İşte Alparslan'ın Malazgirt'teki ordusundaki o 10 bin Kürt'ün varlık sebebi. Görüldüğü gibi Nizamüddin'in asker vermekteki maksadı Selçuklu'ya iyilik etmek değil, taht ve tacını korumak için uğruna çırpınış ve yaranma peşindeydi. Nitekim halktan zorla topladığı paraları önüne yığdığında, Alparslan kendisine bu paranın kime ait olduğunu sormuş, halktan cebren topladığını öğrenince de kimden ne kadar aldıysa aynen geri vermesini emretmişti.

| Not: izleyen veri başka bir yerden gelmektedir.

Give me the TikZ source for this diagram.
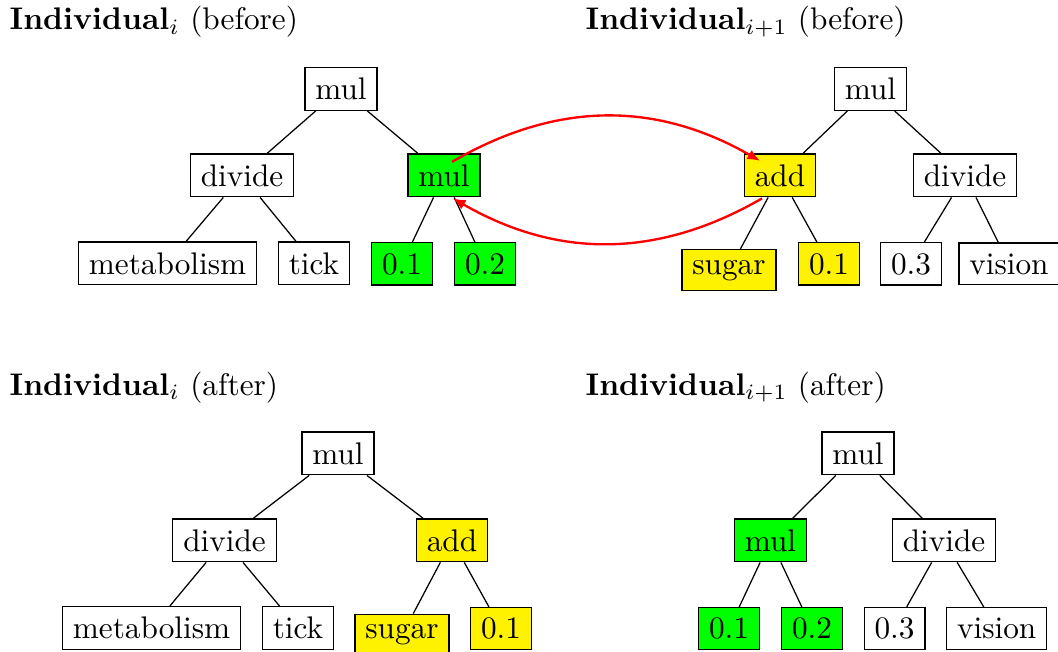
\documentclass[tikz,border=0pt]{standalone}
\usetikzlibrary{arrows.meta}
\tikzset{
  gpnode/.style={draw=black, line width=0.4pt, rectangle, anchor=base, inner sep=0.3333em},
  gfill/.style={gpnode, fill=green},
  yfill/.style={gpnode, fill=yellow},
  treeline/.style={draw=black, line width=0.4pt},
  xover/.style={draw=red, line width=0.75pt, -{Latex[length=4pt,width=3.4pt]}},
  title/.style={anchor=base west, inner sep=0pt}
}
\begin{document}
\begin{tikzpicture}[x=0.32pt, y=-0.32pt]
\useasboundingbox (0,0) rectangle (1058,651);

% Individual i, before crossover
\node[title] (t1) at (9,29.5) {\textbf{Individual}$_i$ (before)};
\node[gpnode] (a0) at (341,99.5) {mul};
\node[gpnode] (a1) at (242,186) {divide};
\node[gfill]  (a2) at (444,186) {mul};
\node[gpnode] (a11) at (167.5,274) {metabolism};
\node[gpnode] (a12) at (314,274) {tick};
\node[gfill]  (a21) at (402,274) {0.1};
\node[gfill]  (a22) at (485,274) {0.2};

% Individual i+1, before crossover
\node[title] (t2) at (585,29.5) {\textbf{Individual}$_{i+1}$ (before)};
\node[gpnode] (b0) at (870.5,99.5) {mul};
\node[yfill]  (b1) at (780,186) {add};
\node[gpnode] (b2) at (965,186) {divide};
\node[yfill]  (b11) at (729,274) {sugar};
\node[yfill]  (b12) at (829,274) {0.1};
\node[gpnode] (b21) at (911,274) {0.3};
\node[gpnode] (b22) at (1009,274) {vision};

% Individual i, after crossover
\node[title] (t3) at (9,395) {\textbf{Individual}$_i$ (after)};
\node[gpnode] (c0) at (338,464) {mul};
\node[gpnode] (c1) at (224.5,551) {divide};
\node[yfill]  (c2) at (452,551) {add};
\node[gpnode] (c11) at (151.5,638.7) {metabolism};
\node[gpnode] (c12) at (298,638.7) {tick};
\node[yfill]  (c21) at (402,638.7) {sugar};
\node[yfill]  (c22) at (501,638.7) {0.1};

% Individual i+1, after crossover
\node[title] (t4) at (585,395) {\textbf{Individual}$_{i+1}$ (after)};
\node[gpnode] (d0) at (858,464) {mul};
\node[gfill]  (d1) at (770.5,551) {mul};
\node[gpnode] (d2) at (944,551) {divide};
\node[gfill]  (d11) at (729,638.7) {0.1};
\node[gfill]  (d12) at (812,638.7) {0.2};
\node[gpnode] (d21) at (894.5,638.7) {0.3};
\node[gpnode] (d22) at (996.7,638.7) {vision};

% tree edges
\foreach \p/\c in {a0/a1,a0/a2,a1/a11,a1/a12,a2/a21,a2/a22,
                   b0/b1,b0/b2,b1/b11,b1/b12,b2/b21,b2/b22,
                   c0/c1,c0/c2,c1/c11,c1/c12,c2/c21,c2/c22,
                   d0/d1,d0/d2,d1/d11,d1/d12,d2/d21,d2/d22}
  \path[treeline] (\p) -- (\c);

% subtree exchange
\draw[xover] ([shift={(8,-13.5)}]a2.center) to[bend left=30] ([shift={(-20,-14.5)}]b1.center);
\draw[xover] ([shift={(-18,1)}]b1.south) to[bend left=30] ([shift={(9,1)}]a2.south);
\end{tikzpicture}
\end{document}
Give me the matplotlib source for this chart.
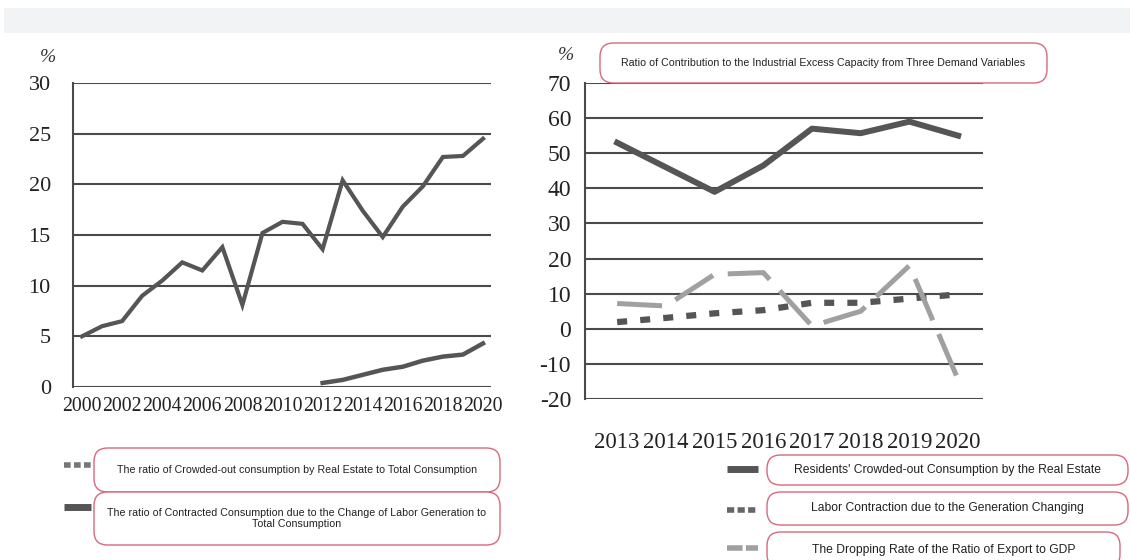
import matplotlib
matplotlib.use("Agg")
from matplotlib import pyplot as plt
from matplotlib.patches import FancyBboxPatch, Rectangle
from matplotlib.lines import Line2D

# left panel data
left_years = list(range(2000, 2021))
left_real_estate = [5.0, 6.0, 6.5, 9.0, 10.5, 12.3, 11.5, 13.8, 8.1, 15.2, 16.3,
                    16.1, 13.6, 20.4, 17.4, 14.8, 17.8, 19.8, 22.7, 22.8, 24.5]
labor_years = list(range(2012, 2021))
left_labor = [0.4, 0.7, 1.2, 1.7, 2.0, 2.6, 3.0, 3.2, 4.3]
left_xticks = list(range(2000, 2021, 2))
left_yticks = [0, 5, 10, 15, 20, 25, 30]

# right panel data
right_years = list(range(2013, 2021))
residents = [53.0, 46.0, 39.0, 46.5, 57.0, 55.7, 59.0, 55.0]
labor_contraction = [1.9, 3.1, 4.4, 5.3, 7.4, 7.4, 8.6, 9.8]
export_drop = [7.2, 6.5, 15.5, 16.0, 0.8, 5.0, 18.0, -14.5]
right_yticks = list(range(-20, 71, 10))

left_legend = ["The ratio of Crowded-out consumption by Real Estate to Total Consumption",
               "The ratio of Contracted Consumption due to the Change of Labor Generation to\nTotal Consumption"]
right_legend = ["Residents' Crowded-out Consumption by the Real Estate",
                "Labor Contraction due to the Generation Changing",
                "The Dropping Rate of the Ratio of Export to GDP"]
right_title = "Ratio of Contribution to the Industrial Excess Capacity from Three Demand Variables"

W, H = 1130, 560
fig = plt.figure(figsize=(W / 100, H / 100), dpi=100)

def fx(px):
    return px / W

def fy(py):
    return 1 - py / H

DARK = "#555555"
GRID = "#4a4a4a"
LIGHT = "#a0a0a0"
PINK = "#d9687c"
SERIF = "Liberation Serif"
SANS = "Liberation Sans"

# grey band at the top
fig.add_artist(Rectangle((fx(4), fy(33)), fx(1126), 25 / H, transform=fig.transFigure,
                         color="#f2f3f4", lw=0))

def style_axes(ax, yticks):
    for s in ["top", "right", "bottom"]:
        ax.spines[s].set_visible(False)
    ax.spines["left"].set_color(GRID)
    ax.spines["left"].set_linewidth(1.5)
    ax.set_yticks(yticks)
    ax.grid(axis="y", color=GRID, lw=1.5)
    ax.set_axisbelow(True)
    ax.tick_params(length=0)

# left chart
ax1 = fig.add_axes([fx(73), fy(387), fx(491 - 73), (387 - 83) / H])
ax1.plot(left_years, left_real_estate, color=DARK, lw=3, solid_joinstyle="miter")
ax1.plot(labor_years, left_labor, color=DARK, lw=3.2)
ax1.set_xlim(1999.55, 2020.4)
ax1.set_ylim(0, 30)
style_axes(ax1, left_yticks)
ax1.set_xticks(left_xticks)
ax1.tick_params(axis="x", pad=7)
ax1.tick_params(axis="y", pad=16)
for lab in ax1.get_xticklabels():
    lab.set_fontfamily(SERIF)
    lab.set_fontsize(14.2)
    lab.set_color("#222222")
for lab in ax1.get_yticklabels():
    lab.set_fontfamily(SERIF)
    lab.set_fontsize(16)
    lab.set_color("#222222")

# right chart
ax2 = fig.add_axes([fx(585), fy(399), fx(983 - 585), (399 - 83) / H])
ax2.plot(right_years, residents, color=DARK, lw=4.3)
ax2.plot(right_years, labor_contraction, color=DARK, lw=4.5, linestyle=(0, (1.6, 2.1)))
ax2.plot(right_years, export_drop, color=LIGHT, lw=3.6, linestyle=(0, (9, 3)))
ax2.set_xlim(2012.34, 2020.51)
ax2.set_ylim(-20, 70)
style_axes(ax2, right_yticks)
ax2.set_xticks(right_years)
ax2.set_yticklabels([str(v) for v in right_yticks])
ax2.tick_params(axis="x", pad=24)
ax2.tick_params(axis="y", pad=10)
for lab in ax2.get_xticklabels():
    lab.set_fontfamily(SERIF)
    lab.set_fontsize(16.5)
    lab.set_color("#222222")
for lab in ax2.get_yticklabels():
    lab.set_fontfamily(SERIF)
    lab.set_fontsize(17)
    lab.set_color("#222222")

fig.text(fx(48), fy(57), "%", family=SERIF, style="italic", fontsize=14,
         ha="center", va="center", color="#333333")
fig.text(fx(566), fy(55), "%", family=SERIF, style="italic", fontsize=14,
         ha="center", va="center", color="#333333")

def box(x0, y0, x1, y1, text, size):
    fig.add_artist(FancyBboxPatch((fx(x0), fy(y1)), fx(x1 - x0), (y1 - y0) / H,
                                  boxstyle="round,pad=0,rounding_size=0.012",
                                  transform=fig.transFigure, facecolor="white",
                                  edgecolor=PINK, lw=1, mutation_aspect=W / H))
    fig.text(fx((x0 + x1) / 2), fy((y0 + y1) / 2), text, family=SANS, fontsize=size,
             ha="center", va="center", color="#222222", linespacing=1.15)

def icon(x0, x1, y, color, ls, lw=4.3):
    fig.add_artist(Line2D([fx(x0), fx(x1)], [fy(y), fy(y)], transform=fig.transFigure,
                          color=color, lw=lw, linestyle=ls, solid_capstyle="butt",
                          dash_capstyle="butt"))

box(600, 43, 1047, 83, right_title, 7.7)

box(94, 448, 500, 492, left_legend[0], 7.7)
box(94, 492, 500, 545, left_legend[1], 7.7)
icon(64, 91, 465, "#777777", (0, (1.2, 0.6)), lw=4)
icon(64, 91, 507, DARK, "-", lw=5)

box(767, 455, 1128, 485, right_legend[0], 8.7)
box(767, 492, 1128, 525, right_legend[1], 8.7)
box(767, 532, 1120, 568, right_legend[2], 8.7)
icon(727, 758, 469, DARK, "-", lw=5)
icon(727, 758, 510, "#666666", (0, (1.3, 0.6)), lw=4)
icon(727, 758, 548, LIGHT, (0, (2.8, 0.6)), lw=4)

fig.savefig("out.png", dpi=100)
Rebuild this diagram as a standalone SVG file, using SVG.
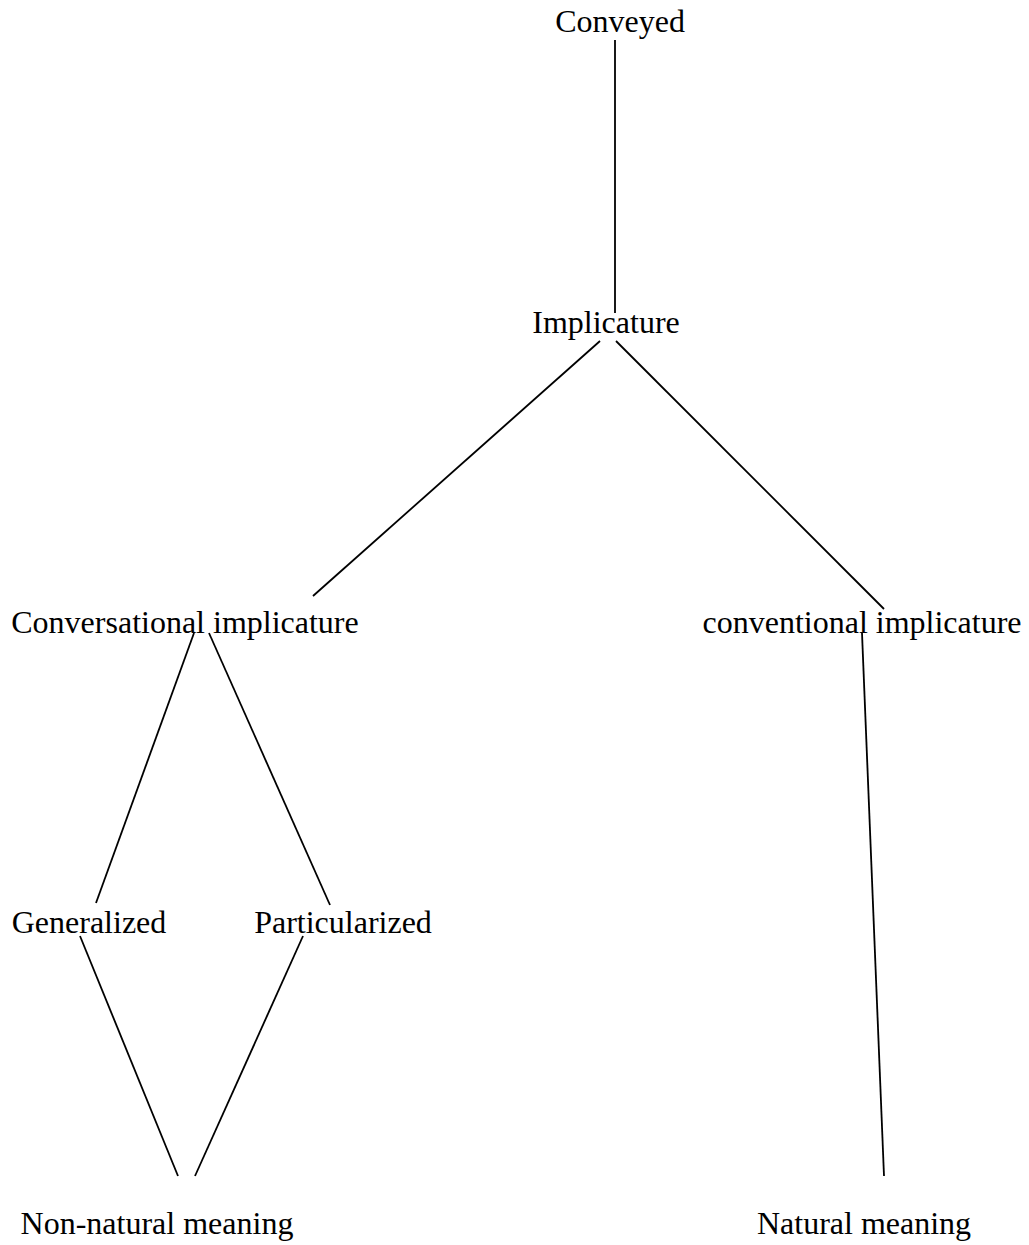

Malazgirt Zaferi'nde Kürtlerin de payının bulunması, onun değerini asla küçültmez. Lakin Kürtler, Alparslan'ın ordusuna zaten Selçuklu Devleti olmadan ayakta duramayacak Mervanî emirliğinin iyilikseverliğinden değil, mecburiyetten katılmışlardı. Unutmayalım ki, Bizans galip gelseydi ortadan kalkacak olan ilk devletlerden biri, Selçuklular değil, Mervâniler olacaktı.
Açılıma tarih desteği verelim, eyvallah ama verdiğimiz, gerçekten 'tarih' olsun.